The next step is to identify high-impact decisions. Not every use of AI carries the same level of risk. Focus on areas such as hiring, pricing, service access, and financial assessments, where outcomes have a direct impact on individuals.
From there, begin drafting disclosure language. These explanations should be written in plain English and tested for clarity. They do not need to be complex, but they must be understandable.
Finally, consider where human oversight is required. For decisions with meaningful consequences, having a human review or confirm the outcome strengthens both compliance and trust.

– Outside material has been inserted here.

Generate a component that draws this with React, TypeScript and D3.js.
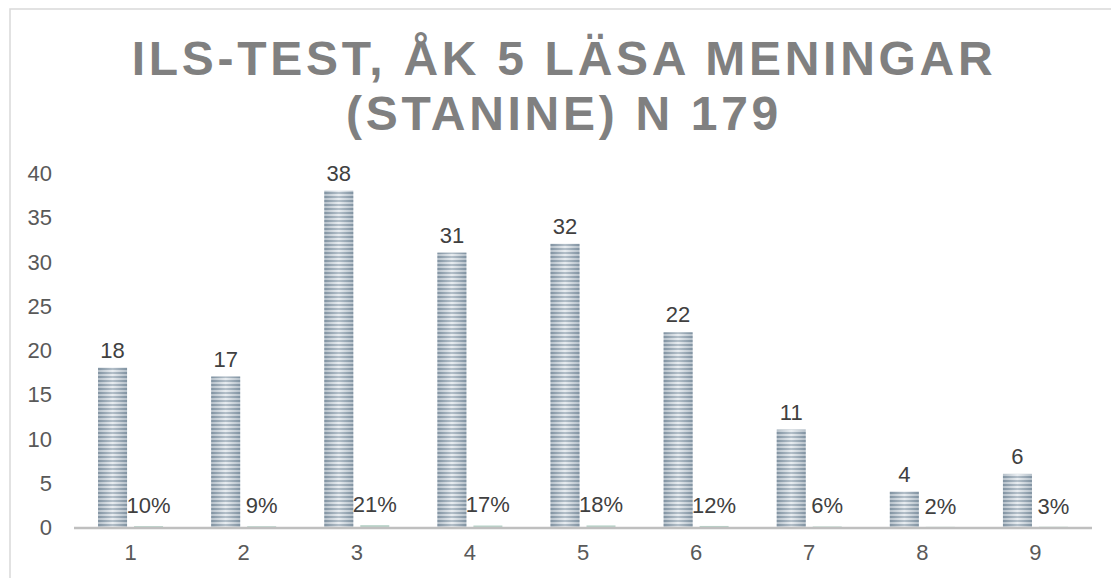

The Bigger Picture: Trust Will Define AI Success
The introduction of these transparency requirements is not an isolated event. It reflects a broader shift in how AI is being integrated into business and society.
As AI becomes more embedded in decision-making, expectations around accountability and trust are increasing. Customers, employees, and regulators are all placing greater emphasis on understanding how decisions are made and ensuring those processes are fair.
Businesses that prepare early will not only meet compliance requirements more easily. They will also build stronger, more transparent systems that support long-term growth.
Because ultimately, success with AI is not just about capability.
It is about trust.
Where to Go Next
If you are starting to think more seriously about how AI fits into your business, not just from a compliance perspective, but from an operational one, the next step is to build a structured approach.
👉 Watch the free on-demand workshop: Create an AI-Powered Business: The No-Hype 5-Step Action Plan
Because getting AI right is not about reacting to change.
It is about building systems that work... responsibly and intentionally.
Frequently Asked Questions About Automation
As AI becomes more embedded in business operations, many organisations are asking practical questions about compliance and responsibility. Here are some of the most common questions about Australia’s upcoming AI transparency rules.
What are Australia’s AI transparency rules?
Australia’s AI transparency rules require businesses to clearly explain when and how automated decision-making is used to influence outcomes that affect customers, employees, or users. These rules will come into effect from 10 December 2026 as part of broader privacy reforms.
What is automated decision-making in AI?
Automated decision-making refers to any process where AI or algorithms influence a decision about a person. This includes activities such as ranking, scoring, recommending, or prioritising, even if a human makes the final decision.
Do small businesses need to comply with AI transparency rules?
Yes. These rules apply to any organisation using AI in ways that influence decisions about individuals. This includes small businesses using tools for hiring, marketing, customer service, or pricing.
Do I need to explain how my AI works technically?
No. The requirement is not to disclose technical details like algorithms or code. Instead, businesses must provide clear, plain-language explanations that help people understand how AI influenced a decision.